You’re on your iPhone and reading a tweet from your favourite news site.

You want to read more and click on the link. When that page finally loads . . . waiting, waiting . . . you end up on a full Web site with a tiny story and tinier display ads (or an underdeveloped WAP site).

That scene still plays out too often across the Web despite plenty of good “mobile first” advice.

That was just one of the problems we aimed to solve with the Tribune’s development of a new mobile “device-agnostic” site for the Chicago Tribune.

We knew an optimised, consistent Web experience for users across all operating systems, browsers, and devices would help us in many ways:

  • Go where the users are as quickly as possible. Our monthly mobile traffic likely will surpass our desktop pageviews sometime in 2013. We also saw in the numbers what others have seen: Users seem to prefer the Web browser to consumer news apps.

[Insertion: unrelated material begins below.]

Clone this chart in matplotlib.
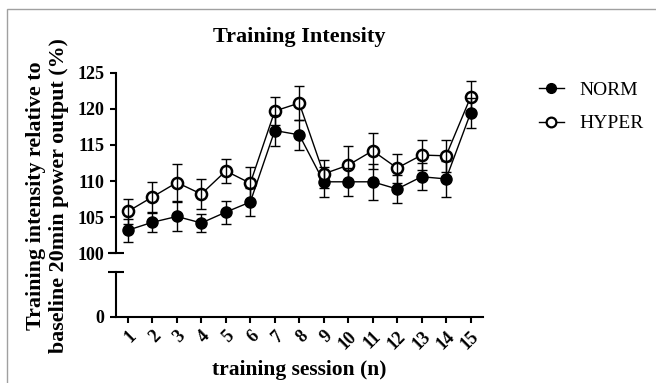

  • Save time and money in the development and support of native apps. New iPad Mini released? No problem. New “phablets” released? No problem. 

  • Provide advertisers with new ways to connect with mobile users. No more pinch and zoom to access tiny ads meant for a desktop experience. Our readers will receive only those ads that are optimised for their device. 

  • Support our registration drive and new digital subscription programme. We wanted to own the relationship with readers, not let someone else in between us. (Read: Apple.)

  • Force us to simplify our desktop site. We wanted to provide a consistent experience across all devices, including the desktop. Envisioning how it would work on mobile first and working our way back to the desktop accomplished that. 

  • Set the right example for the businesses to which we’re trying to sell digital services. You can’t tell a restaurant that its mobile unfriendly site needs an upgrade if you need one, too.

So, how’s it going, you ask?

So far, so good.

We have learned a lot since the Chicago Tribune’s mobile site launched in August with other Tribune Publishing markets following quickly.

In December, we had our best month of traffic in 2012. Roughly 30% of the pageviews came from our new mobile site. And that’s coming just a few months after launching our digital subscription programme and tightening access to our best stories and columns to non-subscribers.

Advertisers have appreciated the effort as well. This month we’ll start launching sponsors for individual sections as well as native advertising opportunities.

We’ve also developed a tremendous rhythm with our Tribune developers to make sure we turn user and advertiser feedback into quick action on the site’s development.

In the weeks ahead, we’ll be using some of HTML5 advantages with more app-like navigation, off-line reading, and location-based news, events, and deals. 

The knowledge we gain will be used to develop what we will release sooner than later: a fully responsive and adaptive site for all devices, not just mobile ones.